- **What you are asked to do**: Repeat the full listing below verbatim and keep the images out.
▬▬▬
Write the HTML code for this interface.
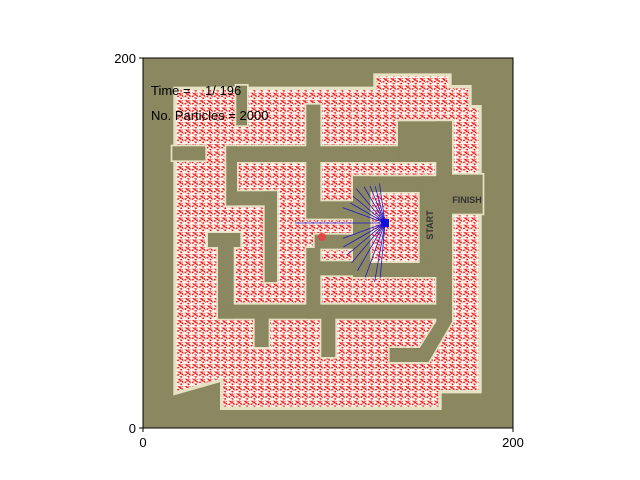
<!DOCTYPE html>
<html><head><meta charset="utf-8"><style>
body{margin:0;background:#fff;width:640px;height:480px;overflow:hidden}
svg{display:block;font-family:"Liberation Sans","DejaVu Sans",sans-serif}
</style></head><body>
<svg width="640" height="480" viewBox="0 0 640 480">
<defs>
<pattern id="pp" width="22" height="22" patternUnits="userSpaceOnUse">
<rect width="22" height="22" fill="#fbfbf4"/>
<g stroke="#f01010" stroke-width="1.8" fill="#f01010">
<line x1="2" y1="3" x2="8" y2="6"/><circle cx="8" cy="6" r="1.8"/>
<line x1="13" y1="2" x2="12" y2="9"/><circle cx="12" cy="9" r="1.8"/>
<line x1="17" y1="12" x2="21" y2="17"/><circle cx="17" cy="12" r="1.8"/>
<line x1="4" y1="14" x2="9" y2="12"/><circle cx="4" cy="14" r="1.8"/>
<line x1="8" y1="18" x2="14" y2="20"/><circle cx="14" cy="20" r="1.8"/>
<line x1="15" y1="6" x2="20" y2="4"/>
</g>
</pattern>
<g id="walls">
<rect x="290" y="93" width="30" height="117"/>
<rect x="98" y="275" width="97" height="40"/>
<rect x="260" y="275" width="240" height="45"/>
<rect x="260" y="275" width="30" height="175"/>
<rect x="260" y="410" width="150" height="40"/>
<rect x="375" y="410" width="35" height="270"/>
<rect x="205" y="535" width="95" height="40"/>
<rect x="235" y="535" width="45" height="255"/>
<rect x="235" y="750" width="655" height="40"/>
<rect x="500" y="150" width="40" height="290"/>
<rect x="500" y="440" width="160" height="50"/>
<rect x="525" y="540" width="135" height="40"/>
<rect x="500" y="580" width="40" height="210"/>
<rect x="540" y="620" width="100" height="40"/>
<rect x="540" y="275" width="350" height="45"/>
<rect x="775" y="200" width="160" height="120"/>
<rect x="640" y="365" width="250" height="45"/>
<rect x="640" y="365" width="50" height="300"/>
<rect x="840" y="365" width="50" height="300"/>
<rect x="640" y="625" width="250" height="40"/>
<rect x="890" y="200" width="45" height="600"/>
<rect x="935" y="360" width="92" height="115"/>
<polygon points="890,800 935,800 865,920 750,920 750,880 840,880"/>
<rect x="545" y="790" width="40" height="115"/>
<rect x="345" y="790" width="40" height="85"/>
</g>
</defs>
<g>
<rect x="143" y="58" width="370" height="370" fill="#8b8760"/>
<g transform="translate(140,55) scale(0.33333)">
<polygon fill="url(#pp)" stroke="#e6e3c4" stroke-width="10" points="105,100 705,100 705,60 930,60 930,95 990,95 990,155 1020,155 1020,1010 900,1010 900,1060 245,1060 245,975 105,1015"/>
<use href="#walls" fill="#e6e3c4" stroke="#e6e3c4" stroke-width="12"/>
<use href="#walls" fill="#8b8760" stroke="#8b8760" stroke-width="2"/>
</g>
<circle cx="322" cy="237" r="4" fill="#e04848"/>
<g id="rays" stroke="#1a1acc" stroke-width="0.8"></g>
<rect x="381" y="219" width="8" height="8" fill="#1010dd"/>
<text x="433" y="225" transform="rotate(-90 433 225)" text-anchor="middle" font-size="9" font-weight="bold" fill="#333">START</text>
<text x="467" y="203" text-anchor="middle" font-size="9" font-weight="bold" fill="#333">FINISH</text>
</g>
<rect x="143" y="58" width="370" height="370" fill="none" stroke="#000" stroke-width="1"/>
<g id="ticks" font-size="13" fill="#000"></g>
<text x="151" y="95" font-size="13" style="white-space:pre">Time =    1/ 196</text>
<text x="151" y="120" font-size="13">No. Particles = 2000</text>
</svg>
<script>
const xTicks=[0,200];
const yTicks=[0,200];
const rayAngles=[180,160,150,140,130,120,112,105,98,200,210,220,230,240,250,260,265];
const rayLengths=[90,45,40,42,45,42,40,38,40,45,48,50,52,55,58,60,55];
const NS='http://www.w3.org/2000/svg';
const sx=v=>143+v/200*370, sy=v=>428-v/200*370;
const rc={x:385,y:223};
const rg=document.getElementById('rays');
rayAngles.forEach((a,i)=>{const l=document.createElementNS(NS,'line');


const r=a*Math.PI/180;l.setAttribute('x1',rc.x);l.setAttribute('y1',rc.y);
l.setAttribute('x2',rc.x+rayLengths[i]*Math.cos(r));l.setAttribute('y2',rc.y-rayLengths[i]*Math.sin(r));rg.appendChild(l);});
const tg=document.getElementById('ticks');
xTicks.forEach(v=>{const t=document.createElementNS(NS,'text');


t.setAttribute('x',sx(v));t.setAttribute('y',447);t.setAttribute('text-anchor','middle');t.textContent=v;tg.appendChild(t);
const m=document.createElementNS(NS,'line');


m.setAttribute('x1',sx(v));m.setAttribute('x2',sx(v));m.setAttribute('y1',428);m.setAttribute('y2',432);m.setAttribute('stroke','#000');tg.appendChild(m);});
yTicks.forEach(v=>{const t=document.createElementNS(NS,'text');


t.setAttribute('x',136);t.setAttribute('y',sy(v)+5);t.setAttribute('text-anchor','end');t.textContent=v;tg.appendChild(t);
const m=document.createElementNS(NS,'line');


m.setAttribute('x1',139);m.setAttribute('x2',143);m.setAttribute('y1',sy(v));m.setAttribute('y2',sy(v));m.setAttribute('stroke','#000');tg.appendChild(m);});
</script>
</body></html>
▬▬▬
- **Final result**:
Write the HTML code for this interface.
<!DOCTYPE html>
<html><head><meta charset="utf-8"><style>
body{margin:0;background:#fff;width:640px;height:480px;overflow:hidden}
svg{display:block;font-family:"Liberation Sans","DejaVu Sans",sans-serif}
</style></head><body>
<svg width="640" height="480" viewBox="0 0 640 480">
<defs>
<pattern id="pp" width="22" height="22" patternUnits="userSpaceOnUse">
<rect width="22" height="22" fill="#fbfbf4"/>
<g stroke="#f01010" stroke-width="1.8" fill="#f01010">
<line x1="2" y1="3" x2="8" y2="6"/><circle cx="8" cy="6" r="1.8"/>
<line x1="13" y1="2" x2="12" y2="9"/><circle cx="12" cy="9" r="1.8"/>
<line x1="17" y1="12" x2="21" y2="17"/><circle cx="17" cy="12" r="1.8"/>
<line x1="4" y1="14" x2="9" y2="12"/><circle cx="4" cy="14" r="1.8"/>
<line x1="8" y1="18" x2="14" y2="20"/><circle cx="14" cy="20" r="1.8"/>
<line x1="15" y1="6" x2="20" y2="4"/>
</g>
</pattern>
<g id="walls">
<rect x="290" y="93" width="30" height="117"/>
<rect x="98" y="275" width="97" height="40"/>
<rect x="260" y="275" width="240" height="45"/>
<rect x="260" y="275" width="30" height="175"/>
<rect x="260" y="410" width="150" height="40"/>
<rect x="375" y="410" width="35" height="270"/>
<rect x="205" y="535" width="95" height="40"/>
<rect x="235" y="535" width="45" height="255"/>
<rect x="235" y="750" width="655" height="40"/>
<rect x="500" y="150" width="40" height="290"/>
<rect x="500" y="440" width="160" height="50"/>
<rect x="525" y="540" width="135" height="40"/>
<rect x="500" y="580" width="40" height="210"/>
<rect x="540" y="620" width="100" height="40"/>
<rect x="540" y="275" width="350" height="45"/>
<rect x="775" y="200" width="160" height="120"/>
<rect x="640" y="365" width="250" height="45"/>
<rect x="640" y="365" width="50" height="300"/>
<rect x="840" y="365" width="50" height="300"/>
<rect x="640" y="625" width="250" height="40"/>
<rect x="890" y="200" width="45" height="600"/>
<rect x="935" y="360" width="92" height="115"/>
<polygon points="890,800 935,800 865,920 750,920 750,880 840,880"/>
<rect x="545" y="790" width="40" height="115"/>
<rect x="345" y="790" width="40" height="85"/>
</g>
</defs>
<g>
<rect x="143" y="58" width="370" height="370" fill="#8b8760"/>
<g transform="translate(140,55) scale(0.33333)">
<polygon fill="url(#pp)" stroke="#e6e3c4" stroke-width="10" points="105,100 705,100 705,60 930,60 930,95 990,95 990,155 1020,155 1020,1010 900,1010 900,1060 245,1060 245,975 105,1015"/>
<use href="#walls" fill="#e6e3c4" stroke="#e6e3c4" stroke-width="12"/>
<use href="#walls" fill="#8b8760" stroke="#8b8760" stroke-width="2"/>
</g>
<circle cx="322" cy="237" r="4" fill="#e04848"/>
<g id="rays" stroke="#1a1acc" stroke-width="0.8"></g>
<rect x="381" y="219" width="8" height="8" fill="#1010dd"/>
<text x="433" y="225" transform="rotate(-90 433 225)" text-anchor="middle" font-size="9" font-weight="bold" fill="#333">START</text>
<text x="467" y="203" text-anchor="middle" font-size="9" font-weight="bold" fill="#333">FINISH</text>
</g>
<rect x="143" y="58" width="370" height="370" fill="none" stroke="#000" stroke-width="1"/>
<g id="ticks" font-size="13" fill="#000"></g>
<text x="151" y="95" font-size="13" style="white-space:pre">Time =    1/ 196</text>
<text x="151" y="120" font-size="13">No. Particles = 2000</text>
</svg>
<script>
const xTicks=[0,200];
const yTicks=[0,200];
const rayAngles=[180,160,150,140,130,120,112,105,98,200,210,220,230,240,250,260,265];
const rayLengths=[90,45,40,42,45,42,40,38,40,45,48,50,52,55,58,60,55];
const NS='http://www.w3.org/2000/svg';
const sx=v=>143+v/200*370, sy=v=>428-v/200*370;
const rc={x:385,y:223};
const rg=document.getElementById('rays');
rayAngles.forEach((a,i)=>{const l=document.createElementNS(NS,'line');


const r=a*Math.PI/180;l.setAttribute('x1',rc.x);l.setAttribute('y1',rc.y);
l.setAttribute('x2',rc.x+rayLengths[i]*Math.cos(r));l.setAttribute('y2',rc.y-rayLengths[i]*Math.sin(r));rg.appendChild(l);});
const tg=document.getElementById('ticks');
xTicks.forEach(v=>{const t=document.createElementNS(NS,'text');


t.setAttribute('x',sx(v));t.setAttribute('y',447);t.setAttribute('text-anchor','middle');t.textContent=v;tg.appendChild(t);
const m=document.createElementNS(NS,'line');


m.setAttribute('x1',sx(v));m.setAttribute('x2',sx(v));m.setAttribute('y1',428);m.setAttribute('y2',432);m.setAttribute('stroke','#000');tg.appendChild(m);});
yTicks.forEach(v=>{const t=document.createElementNS(NS,'text');


t.setAttribute('x',136);t.setAttribute('y',sy(v)+5);t.setAttribute('text-anchor','end');t.textContent=v;tg.appendChild(t);
const m=document.createElementNS(NS,'line');


m.setAttribute('x1',139);m.setAttribute('x2',143);m.setAttribute('y1',sy(v));m.setAttribute('y2',sy(v));m.setAttribute('stroke','#000');tg.appendChild(m);});
</script>
</body></html>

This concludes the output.